* _STATED PROBLEM_: Copy out lines with the word "matplotlib" from the material that follows.

• • • • • • •

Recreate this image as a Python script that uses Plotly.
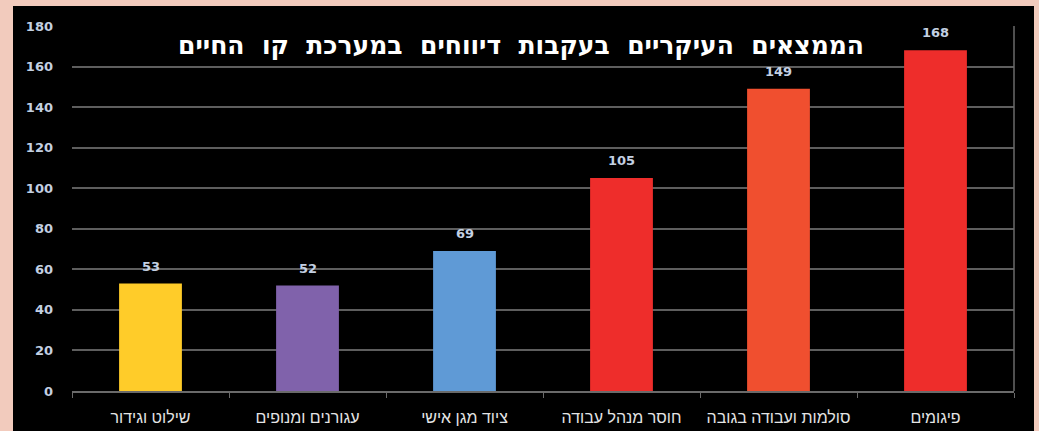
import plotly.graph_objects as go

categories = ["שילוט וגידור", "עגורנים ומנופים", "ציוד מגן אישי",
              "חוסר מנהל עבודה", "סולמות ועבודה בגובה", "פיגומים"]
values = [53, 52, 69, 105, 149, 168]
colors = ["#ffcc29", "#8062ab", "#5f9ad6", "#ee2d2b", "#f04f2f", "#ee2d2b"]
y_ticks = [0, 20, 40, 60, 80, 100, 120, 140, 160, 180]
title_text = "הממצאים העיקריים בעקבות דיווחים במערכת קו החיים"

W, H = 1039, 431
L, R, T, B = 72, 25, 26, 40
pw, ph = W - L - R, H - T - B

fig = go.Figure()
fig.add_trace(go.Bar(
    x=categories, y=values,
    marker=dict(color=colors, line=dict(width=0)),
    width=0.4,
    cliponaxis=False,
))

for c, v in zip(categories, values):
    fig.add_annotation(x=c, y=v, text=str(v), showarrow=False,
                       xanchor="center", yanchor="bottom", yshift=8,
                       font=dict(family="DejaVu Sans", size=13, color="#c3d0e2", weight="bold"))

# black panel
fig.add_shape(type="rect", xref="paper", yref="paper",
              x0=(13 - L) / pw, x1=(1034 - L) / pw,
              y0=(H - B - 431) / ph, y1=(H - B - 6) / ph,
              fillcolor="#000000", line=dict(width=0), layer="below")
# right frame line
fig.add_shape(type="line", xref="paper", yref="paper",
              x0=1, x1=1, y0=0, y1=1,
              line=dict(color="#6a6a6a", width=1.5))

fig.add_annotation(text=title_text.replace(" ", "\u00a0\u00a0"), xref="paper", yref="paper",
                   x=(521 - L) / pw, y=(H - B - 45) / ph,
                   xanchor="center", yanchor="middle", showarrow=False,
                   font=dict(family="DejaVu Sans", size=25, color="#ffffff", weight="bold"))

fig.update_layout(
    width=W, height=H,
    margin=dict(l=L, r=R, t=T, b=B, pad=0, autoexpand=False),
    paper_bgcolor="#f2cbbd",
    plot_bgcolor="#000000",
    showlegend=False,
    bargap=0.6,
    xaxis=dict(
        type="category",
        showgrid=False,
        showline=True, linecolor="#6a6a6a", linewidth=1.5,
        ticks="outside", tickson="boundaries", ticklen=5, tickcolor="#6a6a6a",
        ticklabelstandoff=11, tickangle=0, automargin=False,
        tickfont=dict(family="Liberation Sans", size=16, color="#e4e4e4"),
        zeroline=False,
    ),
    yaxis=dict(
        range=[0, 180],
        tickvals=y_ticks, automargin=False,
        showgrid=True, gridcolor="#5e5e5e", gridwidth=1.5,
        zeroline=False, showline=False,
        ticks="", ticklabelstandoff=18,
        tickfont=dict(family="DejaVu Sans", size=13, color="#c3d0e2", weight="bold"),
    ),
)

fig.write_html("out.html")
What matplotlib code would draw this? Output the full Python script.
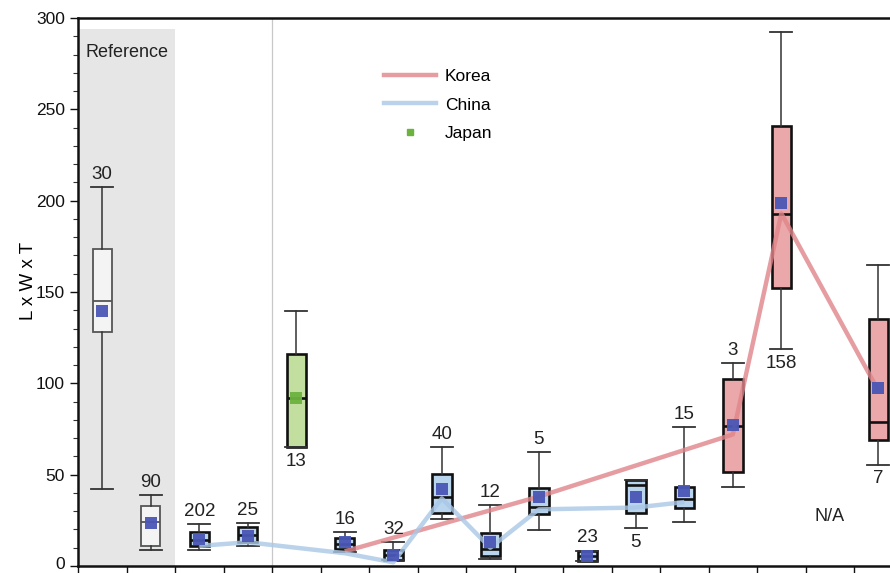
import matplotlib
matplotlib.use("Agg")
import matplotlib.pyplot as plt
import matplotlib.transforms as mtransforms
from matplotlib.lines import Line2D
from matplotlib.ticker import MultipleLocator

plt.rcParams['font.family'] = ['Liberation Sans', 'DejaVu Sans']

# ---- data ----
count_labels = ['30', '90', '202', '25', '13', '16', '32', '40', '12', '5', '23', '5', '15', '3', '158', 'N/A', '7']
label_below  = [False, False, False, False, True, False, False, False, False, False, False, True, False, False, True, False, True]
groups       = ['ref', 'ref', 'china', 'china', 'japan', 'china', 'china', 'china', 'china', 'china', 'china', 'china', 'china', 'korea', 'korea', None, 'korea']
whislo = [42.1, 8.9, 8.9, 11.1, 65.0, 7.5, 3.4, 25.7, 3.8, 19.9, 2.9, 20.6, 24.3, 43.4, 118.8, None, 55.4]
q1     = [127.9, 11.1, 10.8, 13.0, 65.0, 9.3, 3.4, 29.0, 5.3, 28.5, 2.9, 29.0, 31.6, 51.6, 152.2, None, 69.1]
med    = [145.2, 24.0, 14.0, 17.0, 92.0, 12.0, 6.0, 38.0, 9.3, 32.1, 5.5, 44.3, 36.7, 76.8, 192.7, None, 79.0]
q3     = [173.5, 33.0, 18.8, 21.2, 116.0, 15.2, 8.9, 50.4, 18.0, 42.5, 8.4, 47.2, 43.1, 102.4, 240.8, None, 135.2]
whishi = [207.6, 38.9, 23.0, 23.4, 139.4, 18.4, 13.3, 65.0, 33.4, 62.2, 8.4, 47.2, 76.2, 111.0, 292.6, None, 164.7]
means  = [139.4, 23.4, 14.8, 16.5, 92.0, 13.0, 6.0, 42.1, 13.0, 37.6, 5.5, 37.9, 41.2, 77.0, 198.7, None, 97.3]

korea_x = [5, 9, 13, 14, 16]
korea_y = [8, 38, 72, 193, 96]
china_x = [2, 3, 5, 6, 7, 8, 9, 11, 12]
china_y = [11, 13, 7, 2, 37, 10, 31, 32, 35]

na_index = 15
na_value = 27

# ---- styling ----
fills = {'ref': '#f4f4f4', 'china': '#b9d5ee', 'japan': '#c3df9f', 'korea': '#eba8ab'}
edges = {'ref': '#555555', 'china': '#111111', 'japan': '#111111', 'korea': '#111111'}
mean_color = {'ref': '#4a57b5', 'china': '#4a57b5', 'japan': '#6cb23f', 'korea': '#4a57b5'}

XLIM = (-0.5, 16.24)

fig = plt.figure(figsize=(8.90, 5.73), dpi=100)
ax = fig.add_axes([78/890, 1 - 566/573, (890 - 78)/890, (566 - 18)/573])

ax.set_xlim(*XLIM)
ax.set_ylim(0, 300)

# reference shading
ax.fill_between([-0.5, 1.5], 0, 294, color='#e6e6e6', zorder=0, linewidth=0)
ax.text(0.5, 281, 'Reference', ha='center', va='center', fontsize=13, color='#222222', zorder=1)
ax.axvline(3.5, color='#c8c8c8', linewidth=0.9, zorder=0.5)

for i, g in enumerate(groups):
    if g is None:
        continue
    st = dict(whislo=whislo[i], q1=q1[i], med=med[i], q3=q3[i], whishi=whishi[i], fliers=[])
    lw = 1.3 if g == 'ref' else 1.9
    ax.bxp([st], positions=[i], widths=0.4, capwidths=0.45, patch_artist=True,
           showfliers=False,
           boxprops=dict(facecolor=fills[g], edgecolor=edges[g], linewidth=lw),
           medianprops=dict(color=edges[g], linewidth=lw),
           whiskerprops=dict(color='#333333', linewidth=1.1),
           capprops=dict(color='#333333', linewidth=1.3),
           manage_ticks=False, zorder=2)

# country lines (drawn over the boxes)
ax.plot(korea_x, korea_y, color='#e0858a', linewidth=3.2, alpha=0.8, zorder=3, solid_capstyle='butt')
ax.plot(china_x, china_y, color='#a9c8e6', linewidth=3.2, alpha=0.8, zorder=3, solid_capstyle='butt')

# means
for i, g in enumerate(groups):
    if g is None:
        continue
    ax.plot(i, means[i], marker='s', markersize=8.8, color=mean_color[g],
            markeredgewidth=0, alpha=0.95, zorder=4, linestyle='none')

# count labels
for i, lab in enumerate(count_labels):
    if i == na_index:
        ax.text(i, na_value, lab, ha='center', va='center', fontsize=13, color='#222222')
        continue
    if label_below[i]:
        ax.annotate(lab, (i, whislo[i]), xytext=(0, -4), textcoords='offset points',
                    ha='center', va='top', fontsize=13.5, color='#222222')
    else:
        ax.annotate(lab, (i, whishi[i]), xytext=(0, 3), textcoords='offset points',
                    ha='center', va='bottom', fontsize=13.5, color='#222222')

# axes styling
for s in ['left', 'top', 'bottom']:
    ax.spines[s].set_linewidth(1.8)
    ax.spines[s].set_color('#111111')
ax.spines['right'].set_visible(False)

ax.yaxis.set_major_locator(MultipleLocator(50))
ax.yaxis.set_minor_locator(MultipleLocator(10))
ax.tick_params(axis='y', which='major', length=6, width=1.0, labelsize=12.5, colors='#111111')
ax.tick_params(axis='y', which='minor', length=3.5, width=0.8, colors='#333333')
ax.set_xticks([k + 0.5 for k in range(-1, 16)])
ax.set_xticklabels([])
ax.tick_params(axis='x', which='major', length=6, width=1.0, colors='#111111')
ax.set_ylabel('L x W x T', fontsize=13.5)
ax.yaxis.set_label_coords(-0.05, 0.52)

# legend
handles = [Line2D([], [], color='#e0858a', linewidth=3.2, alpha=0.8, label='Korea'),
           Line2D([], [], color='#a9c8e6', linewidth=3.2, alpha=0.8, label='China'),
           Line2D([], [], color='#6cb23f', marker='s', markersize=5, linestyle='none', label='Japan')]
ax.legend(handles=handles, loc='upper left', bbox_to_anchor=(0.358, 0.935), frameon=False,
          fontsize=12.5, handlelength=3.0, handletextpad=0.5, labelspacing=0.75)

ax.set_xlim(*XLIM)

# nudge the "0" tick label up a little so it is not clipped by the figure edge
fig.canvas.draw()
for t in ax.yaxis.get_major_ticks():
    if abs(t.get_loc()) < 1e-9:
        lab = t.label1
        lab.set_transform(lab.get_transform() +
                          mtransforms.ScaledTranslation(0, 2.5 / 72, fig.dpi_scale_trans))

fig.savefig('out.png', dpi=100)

• • • • • • •

* _PROBLEM SOLUTION_:
What matplotlib code would draw this? Output the full Python script.
import matplotlib
matplotlib.use("Agg")
import matplotlib.pyplot as plt
import matplotlib.transforms as mtransforms
from matplotlib.lines import Line2D
from matplotlib.ticker import MultipleLocator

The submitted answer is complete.